── Data ──

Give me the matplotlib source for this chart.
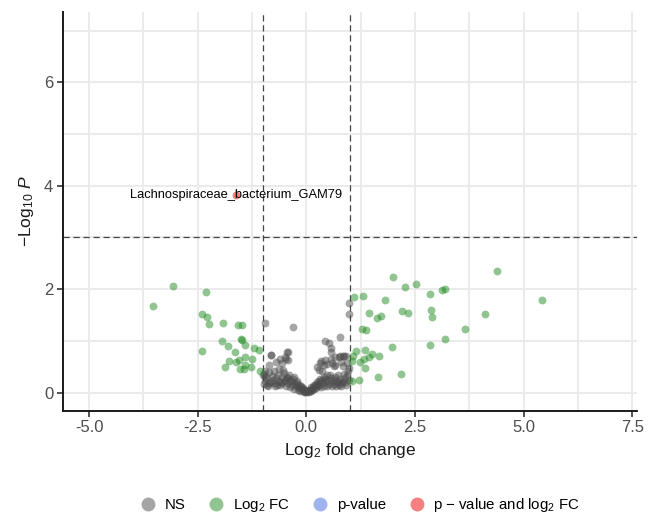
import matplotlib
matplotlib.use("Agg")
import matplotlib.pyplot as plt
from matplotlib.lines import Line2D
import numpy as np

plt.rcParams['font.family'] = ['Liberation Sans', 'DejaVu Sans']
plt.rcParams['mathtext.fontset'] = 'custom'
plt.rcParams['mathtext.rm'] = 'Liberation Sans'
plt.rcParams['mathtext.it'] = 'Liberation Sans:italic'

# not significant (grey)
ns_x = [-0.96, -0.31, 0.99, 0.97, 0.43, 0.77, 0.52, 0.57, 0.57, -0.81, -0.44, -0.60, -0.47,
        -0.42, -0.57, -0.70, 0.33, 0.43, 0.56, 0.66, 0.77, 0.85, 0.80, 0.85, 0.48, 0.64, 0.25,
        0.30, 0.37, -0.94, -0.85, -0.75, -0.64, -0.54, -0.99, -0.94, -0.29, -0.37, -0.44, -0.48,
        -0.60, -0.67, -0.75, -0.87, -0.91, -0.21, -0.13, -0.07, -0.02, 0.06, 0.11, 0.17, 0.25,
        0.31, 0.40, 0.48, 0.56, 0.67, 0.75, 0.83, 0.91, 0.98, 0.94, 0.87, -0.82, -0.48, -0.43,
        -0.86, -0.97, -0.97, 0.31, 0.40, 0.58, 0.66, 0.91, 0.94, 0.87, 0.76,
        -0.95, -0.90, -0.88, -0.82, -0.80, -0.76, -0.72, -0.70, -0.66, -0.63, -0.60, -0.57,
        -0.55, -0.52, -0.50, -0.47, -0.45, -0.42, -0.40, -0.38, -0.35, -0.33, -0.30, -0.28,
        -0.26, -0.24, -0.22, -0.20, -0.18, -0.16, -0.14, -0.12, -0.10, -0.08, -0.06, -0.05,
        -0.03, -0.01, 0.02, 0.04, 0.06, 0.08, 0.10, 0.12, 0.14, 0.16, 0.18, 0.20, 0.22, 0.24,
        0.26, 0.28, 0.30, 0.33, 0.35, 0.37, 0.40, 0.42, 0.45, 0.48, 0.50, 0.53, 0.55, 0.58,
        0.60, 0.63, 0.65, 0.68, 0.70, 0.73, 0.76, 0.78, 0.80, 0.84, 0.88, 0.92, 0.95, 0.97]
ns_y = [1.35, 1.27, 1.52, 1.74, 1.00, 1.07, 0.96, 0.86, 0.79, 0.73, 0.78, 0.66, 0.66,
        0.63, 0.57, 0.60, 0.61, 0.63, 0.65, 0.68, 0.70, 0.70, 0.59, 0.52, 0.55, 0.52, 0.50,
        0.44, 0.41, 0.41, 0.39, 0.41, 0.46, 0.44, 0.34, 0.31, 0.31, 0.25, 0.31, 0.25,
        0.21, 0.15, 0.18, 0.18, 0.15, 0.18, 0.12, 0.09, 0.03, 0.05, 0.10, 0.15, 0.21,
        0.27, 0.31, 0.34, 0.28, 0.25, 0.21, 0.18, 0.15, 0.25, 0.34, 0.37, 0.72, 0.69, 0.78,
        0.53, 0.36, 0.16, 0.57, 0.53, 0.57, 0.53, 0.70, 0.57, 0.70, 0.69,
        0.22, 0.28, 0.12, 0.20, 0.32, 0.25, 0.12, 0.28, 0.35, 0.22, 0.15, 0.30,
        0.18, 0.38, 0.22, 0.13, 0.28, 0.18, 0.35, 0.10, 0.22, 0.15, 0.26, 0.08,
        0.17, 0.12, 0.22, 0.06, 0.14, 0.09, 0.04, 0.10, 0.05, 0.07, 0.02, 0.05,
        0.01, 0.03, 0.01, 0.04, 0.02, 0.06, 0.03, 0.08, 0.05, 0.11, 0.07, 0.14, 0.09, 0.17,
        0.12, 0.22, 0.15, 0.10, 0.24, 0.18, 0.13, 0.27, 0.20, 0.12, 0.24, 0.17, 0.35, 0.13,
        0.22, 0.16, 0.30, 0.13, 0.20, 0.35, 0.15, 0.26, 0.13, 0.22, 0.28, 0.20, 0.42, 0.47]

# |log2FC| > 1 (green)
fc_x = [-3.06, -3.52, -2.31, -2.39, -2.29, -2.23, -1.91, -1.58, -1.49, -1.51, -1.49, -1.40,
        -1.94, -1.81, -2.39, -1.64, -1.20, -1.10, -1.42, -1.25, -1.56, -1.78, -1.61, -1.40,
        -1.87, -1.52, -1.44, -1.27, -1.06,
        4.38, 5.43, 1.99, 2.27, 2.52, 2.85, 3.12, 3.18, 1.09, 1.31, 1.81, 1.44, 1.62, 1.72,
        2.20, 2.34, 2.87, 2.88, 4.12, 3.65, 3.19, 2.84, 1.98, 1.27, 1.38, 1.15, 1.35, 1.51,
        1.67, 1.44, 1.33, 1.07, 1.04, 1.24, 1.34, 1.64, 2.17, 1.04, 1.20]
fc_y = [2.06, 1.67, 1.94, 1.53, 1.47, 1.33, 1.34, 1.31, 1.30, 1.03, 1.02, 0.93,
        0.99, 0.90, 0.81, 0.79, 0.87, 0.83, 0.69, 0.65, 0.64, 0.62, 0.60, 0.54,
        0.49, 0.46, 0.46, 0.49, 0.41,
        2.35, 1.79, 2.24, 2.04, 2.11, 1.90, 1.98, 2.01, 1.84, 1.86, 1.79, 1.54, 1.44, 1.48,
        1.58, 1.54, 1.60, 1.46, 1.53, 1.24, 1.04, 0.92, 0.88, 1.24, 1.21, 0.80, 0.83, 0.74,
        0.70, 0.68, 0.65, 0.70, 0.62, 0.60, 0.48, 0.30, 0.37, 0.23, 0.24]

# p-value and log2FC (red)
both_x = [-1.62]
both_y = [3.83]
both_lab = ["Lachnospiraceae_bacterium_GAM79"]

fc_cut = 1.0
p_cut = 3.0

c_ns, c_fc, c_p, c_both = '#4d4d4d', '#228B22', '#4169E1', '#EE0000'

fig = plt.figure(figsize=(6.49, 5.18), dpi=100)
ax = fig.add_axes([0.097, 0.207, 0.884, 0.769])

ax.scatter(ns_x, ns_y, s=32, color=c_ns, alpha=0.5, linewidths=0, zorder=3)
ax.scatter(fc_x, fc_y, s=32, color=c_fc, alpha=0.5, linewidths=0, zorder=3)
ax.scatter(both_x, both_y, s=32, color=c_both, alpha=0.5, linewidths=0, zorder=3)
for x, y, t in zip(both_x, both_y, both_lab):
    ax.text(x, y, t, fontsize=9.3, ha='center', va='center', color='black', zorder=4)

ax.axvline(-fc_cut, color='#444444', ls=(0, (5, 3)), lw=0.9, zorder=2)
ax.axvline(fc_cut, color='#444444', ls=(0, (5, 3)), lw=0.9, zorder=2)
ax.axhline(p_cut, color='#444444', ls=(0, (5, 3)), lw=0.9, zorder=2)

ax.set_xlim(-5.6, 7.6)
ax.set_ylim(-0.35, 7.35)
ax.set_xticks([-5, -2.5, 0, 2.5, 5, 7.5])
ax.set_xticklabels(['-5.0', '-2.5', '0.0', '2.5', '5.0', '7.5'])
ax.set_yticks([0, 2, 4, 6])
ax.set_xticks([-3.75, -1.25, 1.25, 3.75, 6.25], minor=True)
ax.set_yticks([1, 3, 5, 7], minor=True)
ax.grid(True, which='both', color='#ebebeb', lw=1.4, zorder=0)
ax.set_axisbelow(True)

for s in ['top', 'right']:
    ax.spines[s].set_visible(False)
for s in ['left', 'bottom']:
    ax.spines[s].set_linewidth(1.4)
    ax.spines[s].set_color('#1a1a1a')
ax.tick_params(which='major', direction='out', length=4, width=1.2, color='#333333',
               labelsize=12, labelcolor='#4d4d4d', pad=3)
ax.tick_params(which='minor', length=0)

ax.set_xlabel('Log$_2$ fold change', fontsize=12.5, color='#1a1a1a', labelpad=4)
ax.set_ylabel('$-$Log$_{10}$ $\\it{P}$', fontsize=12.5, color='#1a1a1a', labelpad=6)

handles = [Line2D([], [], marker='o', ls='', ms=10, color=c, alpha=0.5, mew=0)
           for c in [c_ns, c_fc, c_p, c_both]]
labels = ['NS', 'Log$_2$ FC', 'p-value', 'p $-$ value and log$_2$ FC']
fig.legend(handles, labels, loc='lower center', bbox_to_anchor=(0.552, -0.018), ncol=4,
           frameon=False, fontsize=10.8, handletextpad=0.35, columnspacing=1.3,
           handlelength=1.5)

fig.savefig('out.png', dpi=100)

───

Problem: Repeat only the lines between the start of the data and the line with "plt.rcParams['mathtext.it'] = 'Liberation", including those two lines, and skip the pictures.

Result for this task:
Give me the matplotlib source for this chart.
import matplotlib
matplotlib.use("Agg")
import matplotlib.pyplot as plt
from matplotlib.lines import Line2D
import numpy as np

plt.rcParams['font.family'] = ['Liberation Sans', 'DejaVu Sans']
plt.rcParams['mathtext.fontset'] = 'custom'
plt.rcParams['mathtext.rm'] = 'Liberation Sans'
plt.rcParams['mathtext.it'] = 'Liberation Sans:italic'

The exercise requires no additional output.